Seperti telah disebutkan pada uraian di atas, jelaslah bahwa paham Merkantilisme pada dasarnya telah memberikan kekuatan yang luar biasa bagi setiap negara kolonialis untuk memfokuskan segala kegiatan perdagangan dalam rangka memperoleh kekayaan yang banyak dan kekuasaan yang luas. Tujuan Merkantilisme adalah untuk melindungi perkembangan industri perdagangan dan melindungi kekayaan negara yang ada di masing-masing negara. Inggris misalnya, menjadikan praktik politik ekonomi Merkantilisme dengan tujuan untuk:
a. Mendapatkan neraca perdagangan aktif, yakni untuk memperoleh keuntungan besar dari perdagangan luar negeri;
b. Melibatkan pemerintah dalam segala lapangan usaha dan perdagangan;
c. Mendorong pemerintah untuk menguasai daerah lain yang akan dimanfaatkan sebagai daerah monopoli perdagangannya.

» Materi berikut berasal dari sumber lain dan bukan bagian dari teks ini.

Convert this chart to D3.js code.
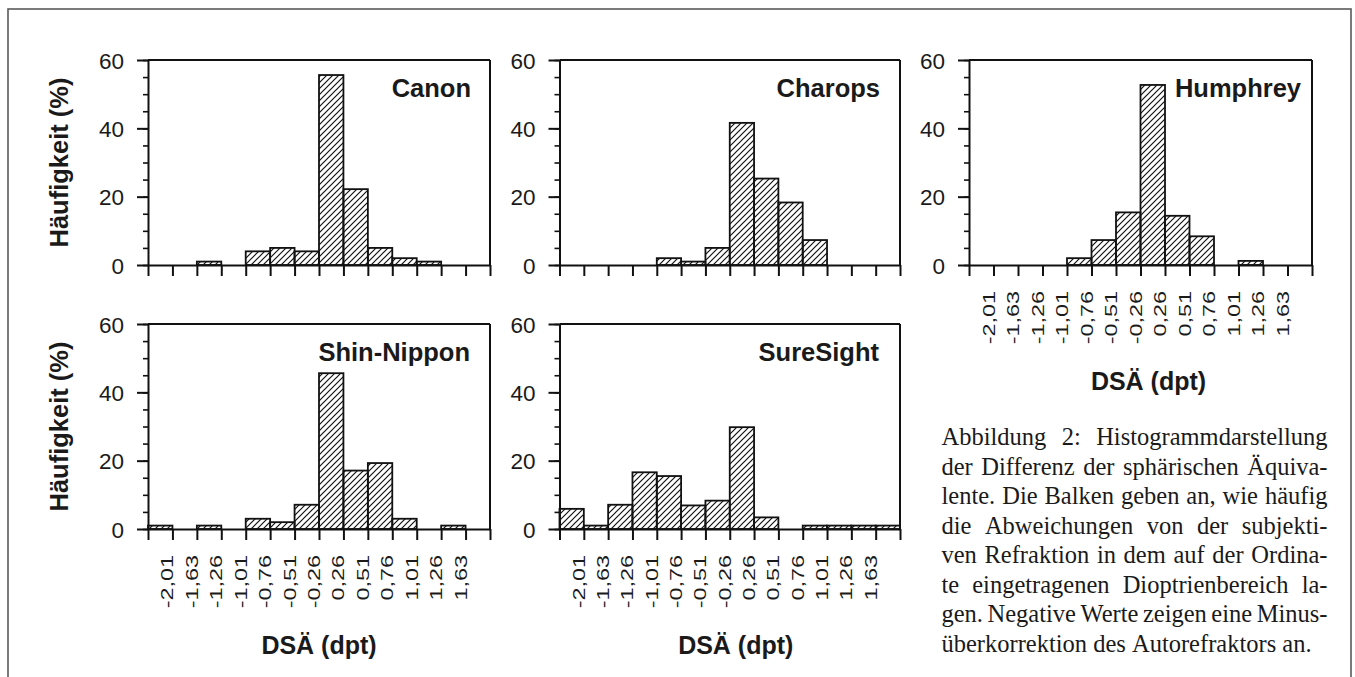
<!DOCTYPE html>
<html>
<head>
<meta charset="utf-8">
<script src="https://cdn.jsdelivr.net/npm/d3@7"></script>
<style>
  html, body { margin: 0; padding: 0; background: #fff; }
  svg { display: block; }
</style>
</head>
<body>
<div id="chart"></div>
<script>
// bin edges in dpt (labels sit on the inner bin boundaries)
var binLabels = ["-2,01", "-1,63", "-1,26", "-1,01", "-0,76", "-0,51", "-0,26",
                 "0,26", "0,51", "0,76", "1,01", "1,26", "1,63"];

// Häufigkeit (%) per bin, 14 bins each
var canonValues      = [0, 0, 1, 0, 4, 5, 4, 55.6, 22.2, 5, 2, 1, 0, 0];
var charopsValues    = [0, 0, 0, 0, 2, 1, 5, 41.6, 25.3, 18.3, 7.3, 0, 0, 0];
var humphreyValues   = [0, 0, 0, 0, 2, 7.3, 15.4, 52.7, 14.4, 8.4, 0, 1.2, 0, 0];
var shinNipponValues = [1, 0, 1, 0, 3, 2, 7.1, 45.6, 17.1, 19.3, 3, 0, 1, 0];
var sureSightValues  = [5.9, 1, 7.1, 16.6, 15.5, 6.9, 8.3, 29.8, 3.4, 0, 1, 1, 1, 1];

var yTicks = [0, 20, 40, 60];
var yMax = 60;

var captionLines = [
  "Abbildung 2: Histogrammdarstellung",
  "der Differenz der sphärischen Äquiva-",
  "lente. Die Balken geben an, wie häufig",
  "die Abweichungen von der subjekti-",
  "ven Refraktion in dem auf der Ordina-",
  "te eingetragenen Dioptrienbereich la-",
  "gen. Negative Werte zeigen eine Minus-",
  "überkorrektion des Autorefraktors an."
];

var width = 1355, height = 677;
var sans = "'Liberation Sans', Arial, Helvetica, sans-serif";
var serif = "'Liberation Serif', 'Times New Roman', serif";
var ink = "#1a1a1a";

// layout of the five panels
var panels = [
  { name: "Canon",       values: canonValues,      x0: 148,   x1: 490,  top: 60,  base: 265, yTitle: true,  xLabels: false, titlePad: 19, xTitleShift: 0 },
  { name: "Charops",     values: charopsValues,    x0: 559.5, x1: 900,  top: 60,  base: 265, yTitle: false, xLabels: false, titlePad: 20, xTitleShift: 0 },
  { name: "Humphrey",    values: humphreyValues,   x0: 969,   x1: 1312, top: 60,  base: 265, yTitle: false, xLabels: true,  titlePad: 11, xTitleShift: 8 },
  { name: "Shin-Nippon", values: shinNipponValues, x0: 148,   x1: 490,  top: 324, base: 529, yTitle: true,  xLabels: true,  titlePad: 20, xTitleShift: 0 },
  { name: "SureSight",   values: sureSightValues,  x0: 559.5, x1: 900,  top: 324, base: 529, yTitle: false, xLabels: true,  titlePad: 21, xTitleShift: 6 }
];

var svg = d3.select("#chart").append("svg")
    .attr("width", width)
    .attr("height", height);

svg.append("rect").attr("width", width).attr("height", height).attr("fill", "#fff");

// diagonal hatch for the bars
var defs = svg.append("defs");
defs.append("pattern")
    .attr("id", "hatch")
    .attr("patternUnits", "userSpaceOnUse")
    .attr("width", 6)
    .attr("height", 6)
  .append("path")
    .attr("d", "M-1,1 l2,-2 M0,6 l6,-6 M5,7 l2,-2")
    .attr("stroke", "#111")
    .attr("stroke-width", 1.2);

// outer figure border (bottom edge runs off the page)
svg.append("rect")
    .attr("x", 8).attr("y", 9)
    .attr("width", 1343).attr("height", 720)
    .attr("fill", "none")
    .attr("stroke", "#5a5a5a")
    .attr("stroke-width", 1.6);

panels.forEach(drawPanel);
drawCaption();

function drawPanel(p) {
    var g = svg.append("g").attr("class", "panel");
    var nBins = p.values.length;

    var x = d3.scaleLinear().domain([0, nBins]).range([p.x0, p.x1]);
    var y = d3.scaleLinear().domain([0, yMax]).range([p.base, p.top]);

    // bars
    g.selectAll("rect.bar")
        .data(p.values.map(function(v, i) { return { i: i, v: v }; })
                      .filter(function(d) { return d.v > 0; }))
        .enter()
        .append("rect")
        .attr("class", "bar")
        .attr("x", function(d) { return x(d.i); })
        .attr("y", function(d) { return y(d.v); })
        .attr("width", function(d) { return x(d.i + 1) - x(d.i); })
        .attr("height", function(d) { return y(0) - y(d.v); })
        .attr("fill", "url(#hatch)")
        .attr("stroke", "#111")
        .attr("stroke-width", 1.8);

    // frame: top and right
    g.append("line")
        .attr("x1", p.x0).attr("x2", p.x1)
        .attr("y1", p.top).attr("y2", p.top)
        .attr("stroke", "#111").attr("stroke-width", 2);
    g.append("line")
        .attr("x1", p.x1).attr("x2", p.x1)
        .attr("y1", p.top).attr("y2", p.base)
        .attr("stroke", "#111").attr("stroke-width", 2);

    // minor y ticks
    var yMinor = g.append("g")
        .attr("transform", "translate(" + p.x0 + ",0)")
        .call(d3.axisLeft(y).tickValues(d3.range(0, yMax + 1, 5)).tickSize(5).tickSizeOuter(0).tickFormat(""));
    yMinor.select(".domain").remove();
    yMinor.selectAll("line").attr("stroke", "#111").attr("stroke-width", 1.6);

    // major y ticks + labels
    var yAxis = g.append("g")
        .attr("transform", "translate(" + p.x0 + ",0)")
        .call(d3.axisLeft(y).tickValues(yTicks).tickSize(11).tickSizeOuter(0).tickFormat(d3.format("d")));
    yAxis.select(".domain").attr("stroke", "#111").attr("stroke-width", 2);
    yAxis.selectAll("line").attr("stroke", "#111").attr("stroke-width", 2);
    yAxis.selectAll("text")
        .attr("x", -24)
        .attr("dy", "0.36em")
        .style("font-family", sans)
        .style("font-size", "22.5px")
        .attr("fill", ink);

    // x axis: ticks on every bin edge
    var xAxis = g.append("g")
        .attr("transform", "translate(0," + p.base + ")")
        .call(d3.axisBottom(x).tickValues(d3.range(0, nBins + 1)).tickSize(11).tickSizeOuter(0).tickFormat(""));
    xAxis.select(".domain").attr("stroke", "#111").attr("stroke-width", 2);
    xAxis.selectAll("line").attr("stroke", "#111").attr("stroke-width", 2);

    if (p.xLabels) {
        g.selectAll("text.xlab")
            .data(binLabels)
            .enter()
            .append("text")
            .attr("class", "xlab")
            .attr("transform", function(d, i) {
                return "translate(" + (x(i + 1) + 1) + "," + (p.base + 26) + ") rotate(-90) scale(1.42,1)";
            })
            .attr("text-anchor", "end")
            .style("font-family", sans)
            .style("font-size", "16.5px")
            .attr("fill", ink)
            .text(function(d) { return d; });

        g.append("text")
            .attr("x", (p.x0 + p.x1) / 2 + p.xTitleShift)
            .attr("y", p.base + 125)
            .attr("text-anchor", "middle")
            .style("font-family", sans)
            .style("font-size", "25px")
            .style("font-weight", "bold")
            .attr("fill", ink)
            .text("DSÄ (dpt)");
    }

    if (p.yTitle) {
        g.append("text")
            .attr("transform", "translate(68," + ((p.top + p.base) / 2) + ") rotate(-90)")
            .attr("text-anchor", "middle")
            .style("font-family", sans)
            .style("font-size", "25.5px")
            .style("font-weight", "bold")
            .attr("fill", ink)
            .text("Häufigkeit (%)");
    }

    // device name
    g.append("text")
        .attr("x", p.x1 - p.titlePad)
        .attr("y", p.top + 37)
        .attr("text-anchor", "end")
        .style("font-family", sans)
        .style("font-size", "25.5px")
        .style("font-weight", "bold")
        .attr("fill", ink)
        .text(p.name);
}

function drawCaption() {
    var left = 941.5, right = 1327.5, firstBase = 445, step = 29.5;
    var g = svg.append("g").attr("class", "caption")
        .style("font-family", serif)
        .style("font-size", "24.5px")
        .attr("fill", ink);

    captionLines.forEach(function(line, li) {
        var words = line.split(" ");
        var yy = firstBase + li * step;
        var nodes = words.map(function(w) {
            return g.append("text").attr("y", yy).text(w);
        });
        var widths = nodes.map(function(n) { return n.node().getComputedTextLength(); });
        var total = d3.sum(widths);
        var last = li === captionLines.length - 1;
        var gap = (!last && words.length > 1) ? (right - left - total) / (words.length - 1) : 6.1;
        var cx = left;
        nodes.forEach(function(n, k) {
            n.attr("x", cx);
            cx += widths[k] + gap;
        });
    });
}
</script>
</body>
</html>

Pada perkembangan selanjutnya, nilai uang disamakan dengan emas, masing-masing negara berusaha untuk mendapatkan emas. Oleh karena itu, paham Merkantilisme tidak hanya menjadikan logam sebagai sumber kemakmuran, tetapi lebih dari itu memandang pula pentingnya usaha untuk menukarkan barang-barang lainnya dengan emas batangan. Hal ini ditandai dengan semakin banyaknya arus masuk emas ke pasaran Eropa. Selain itu, ditandai pula dengan semangat bangsa-bangsa Barat untuk melakukan penjelajahan atau perdagangan dengan Dunia Timur yang kaya akan sumber daya alam bagi pemenuhan pasar Eropa.

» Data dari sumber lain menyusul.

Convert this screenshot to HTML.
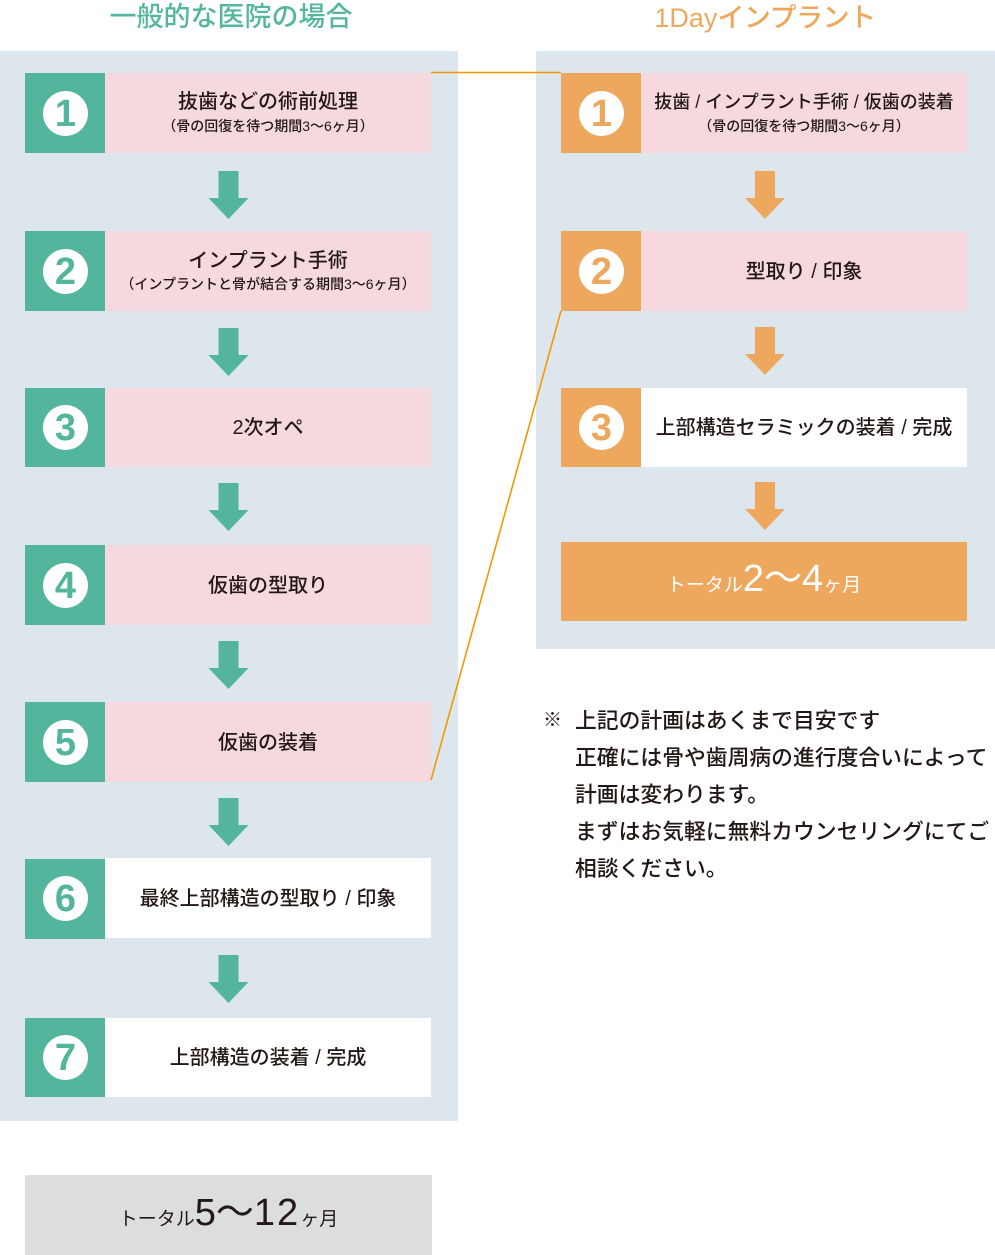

Sejak saat itu, tidak sedikit penjelajahan dan pelayaran bangsa-bangsa Eropa yang dibiayai oleh raja atau negara. Setiap negara, seperti Inggris, Prancis, Belanda, dan Spanyol saling bersaing untuk mendapatkan barang berharga tersebut. Negara-negara tersebut melakukan eksploitasi besar-besaran terhadap setiap daerah yang ditemuinya. Banyak daerah yang menjadi sasaran bangsa-bangsa Barat itu, seperti daerah yang ada di benua Amerika yang di dalamnya terdapat Kerajaan Inca, Maya, dan Astec. Di daerah-daerah itu, bangsa Inggris, Prancis, Belanda, dan Spanyol melakukan eksploitasi untuk mendapatkan emas sebanyak-banyaknya dalam rangka mencapai tujuan gerakan Merkantilisme.

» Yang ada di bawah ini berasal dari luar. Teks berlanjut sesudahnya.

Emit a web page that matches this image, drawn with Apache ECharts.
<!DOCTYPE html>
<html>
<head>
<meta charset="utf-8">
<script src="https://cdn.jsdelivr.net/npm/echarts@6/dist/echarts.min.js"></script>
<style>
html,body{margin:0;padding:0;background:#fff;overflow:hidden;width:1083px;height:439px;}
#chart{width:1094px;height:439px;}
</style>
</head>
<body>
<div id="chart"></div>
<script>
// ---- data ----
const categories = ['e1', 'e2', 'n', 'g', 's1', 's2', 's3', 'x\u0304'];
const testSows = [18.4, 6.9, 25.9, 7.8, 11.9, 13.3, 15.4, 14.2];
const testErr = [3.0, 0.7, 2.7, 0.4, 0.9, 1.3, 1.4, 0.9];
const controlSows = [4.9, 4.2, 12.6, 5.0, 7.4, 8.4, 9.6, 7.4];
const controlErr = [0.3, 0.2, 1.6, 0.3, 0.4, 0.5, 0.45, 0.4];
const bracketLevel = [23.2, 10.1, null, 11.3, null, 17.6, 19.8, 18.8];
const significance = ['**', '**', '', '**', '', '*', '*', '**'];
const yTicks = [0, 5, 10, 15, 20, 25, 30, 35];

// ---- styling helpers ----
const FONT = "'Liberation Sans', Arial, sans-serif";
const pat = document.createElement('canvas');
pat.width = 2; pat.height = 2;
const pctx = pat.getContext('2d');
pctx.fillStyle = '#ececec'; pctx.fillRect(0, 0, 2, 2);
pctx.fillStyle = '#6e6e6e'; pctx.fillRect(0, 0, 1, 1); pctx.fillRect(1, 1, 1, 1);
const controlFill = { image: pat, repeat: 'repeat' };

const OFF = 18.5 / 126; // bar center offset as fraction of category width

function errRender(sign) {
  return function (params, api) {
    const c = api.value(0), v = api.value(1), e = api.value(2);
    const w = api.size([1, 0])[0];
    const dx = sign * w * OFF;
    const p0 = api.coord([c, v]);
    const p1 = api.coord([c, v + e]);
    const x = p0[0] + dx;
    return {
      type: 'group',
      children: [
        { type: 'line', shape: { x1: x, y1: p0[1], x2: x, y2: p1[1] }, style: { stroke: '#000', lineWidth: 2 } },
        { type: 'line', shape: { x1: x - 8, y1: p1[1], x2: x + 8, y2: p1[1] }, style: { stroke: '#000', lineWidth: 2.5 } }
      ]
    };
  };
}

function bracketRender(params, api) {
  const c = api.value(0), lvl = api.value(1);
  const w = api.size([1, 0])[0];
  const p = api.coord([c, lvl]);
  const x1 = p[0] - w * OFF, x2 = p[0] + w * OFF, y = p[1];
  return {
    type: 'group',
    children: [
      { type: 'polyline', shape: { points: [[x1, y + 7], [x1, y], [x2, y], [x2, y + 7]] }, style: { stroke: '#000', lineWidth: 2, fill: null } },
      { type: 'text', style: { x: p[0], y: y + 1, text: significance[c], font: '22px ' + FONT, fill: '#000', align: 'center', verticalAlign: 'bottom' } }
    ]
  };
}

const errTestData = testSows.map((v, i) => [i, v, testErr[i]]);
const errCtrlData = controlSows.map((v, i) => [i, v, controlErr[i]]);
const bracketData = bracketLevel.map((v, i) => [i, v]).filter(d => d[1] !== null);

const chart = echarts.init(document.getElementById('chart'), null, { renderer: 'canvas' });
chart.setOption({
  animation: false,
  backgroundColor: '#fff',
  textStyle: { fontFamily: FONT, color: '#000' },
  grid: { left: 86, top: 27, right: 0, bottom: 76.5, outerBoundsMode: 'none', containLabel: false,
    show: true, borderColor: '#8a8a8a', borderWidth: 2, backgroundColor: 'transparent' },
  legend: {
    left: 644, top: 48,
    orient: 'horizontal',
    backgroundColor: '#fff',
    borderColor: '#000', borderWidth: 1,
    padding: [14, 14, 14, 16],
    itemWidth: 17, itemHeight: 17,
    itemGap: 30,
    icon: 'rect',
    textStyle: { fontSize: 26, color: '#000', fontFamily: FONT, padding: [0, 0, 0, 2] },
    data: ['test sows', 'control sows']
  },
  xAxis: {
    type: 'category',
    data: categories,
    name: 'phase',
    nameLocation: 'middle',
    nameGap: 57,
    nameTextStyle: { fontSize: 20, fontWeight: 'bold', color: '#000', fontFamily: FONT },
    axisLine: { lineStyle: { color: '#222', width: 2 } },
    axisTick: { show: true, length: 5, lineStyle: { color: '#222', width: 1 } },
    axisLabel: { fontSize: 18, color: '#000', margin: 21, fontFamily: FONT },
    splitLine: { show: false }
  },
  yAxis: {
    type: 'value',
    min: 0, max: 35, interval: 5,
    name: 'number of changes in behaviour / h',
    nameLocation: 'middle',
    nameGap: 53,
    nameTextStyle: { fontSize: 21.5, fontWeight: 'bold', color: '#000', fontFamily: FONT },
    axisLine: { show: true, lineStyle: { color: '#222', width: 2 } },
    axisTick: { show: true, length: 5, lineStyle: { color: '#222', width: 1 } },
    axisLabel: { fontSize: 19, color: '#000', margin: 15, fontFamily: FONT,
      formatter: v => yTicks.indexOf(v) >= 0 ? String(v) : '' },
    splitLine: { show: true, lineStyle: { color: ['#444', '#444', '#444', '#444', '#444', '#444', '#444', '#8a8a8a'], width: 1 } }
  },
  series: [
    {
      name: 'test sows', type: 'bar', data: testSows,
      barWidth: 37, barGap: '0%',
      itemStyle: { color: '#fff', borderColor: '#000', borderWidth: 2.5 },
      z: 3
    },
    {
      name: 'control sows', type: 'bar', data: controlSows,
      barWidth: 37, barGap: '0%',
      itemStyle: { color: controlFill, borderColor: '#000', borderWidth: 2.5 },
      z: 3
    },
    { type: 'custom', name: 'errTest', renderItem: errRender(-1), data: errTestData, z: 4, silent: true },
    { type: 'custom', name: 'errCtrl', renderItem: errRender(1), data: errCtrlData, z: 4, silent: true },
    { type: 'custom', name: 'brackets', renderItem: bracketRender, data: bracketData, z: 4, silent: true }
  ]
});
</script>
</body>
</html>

Politik Merkantilisme melahirkan terbentuknya persekutuan-persekutuan dagang masyarakat Eropa, seperti EIC (kongsi perdagangan Inggris di India) dan VOC (kongsi perdagangan Belanda di Indonesia). Inggris bangkit sejalan denganaman penjelajahan samudera untuk mencari daerah-daerah baru yang kemudian dijadikan sebagai koloni. Begitu juga dengan masyarakat Eropa lainnya, seperti Prancis, Belanda, dan Spanyol. Oleh karena itu dalam perkembangan politik ekonomi, Merkantilisme secara langsung atau tidak telah menimbulkan ekses lain, yakni perebutan daerah koloni. Penjelajahan samudera atau pelayaran bangsa-bangsa Barat tersebut akhirnya sampai di Kepulauan Nusantara yang kaya akan rempah-rempah, seperti lada, cengkih, pala, fuli (bunga pala), dan lain-lain. Bagi bangsa-bangsa Eropa, rempah-rempah merupakan barang komoditas yang sangat laku di pasaran Eropa. Oleh karena itu, mereka segera menukar bahan komoditas tersebut dengan barang-barang kebutuhan rakyat Indonesia. Selanjutnya, untuk mendapatkan keuntungan yang lebih besar lagi, mereka memonopoli perdagangan rempah-rempah di Indonesia. Bahkan, tidak hanya dengan memonopoli perdagangan, mereka juga melakukan pemerasan dan penguasaan daerah yang kemudian dikenal dengan penjajahan atau kolonialisme.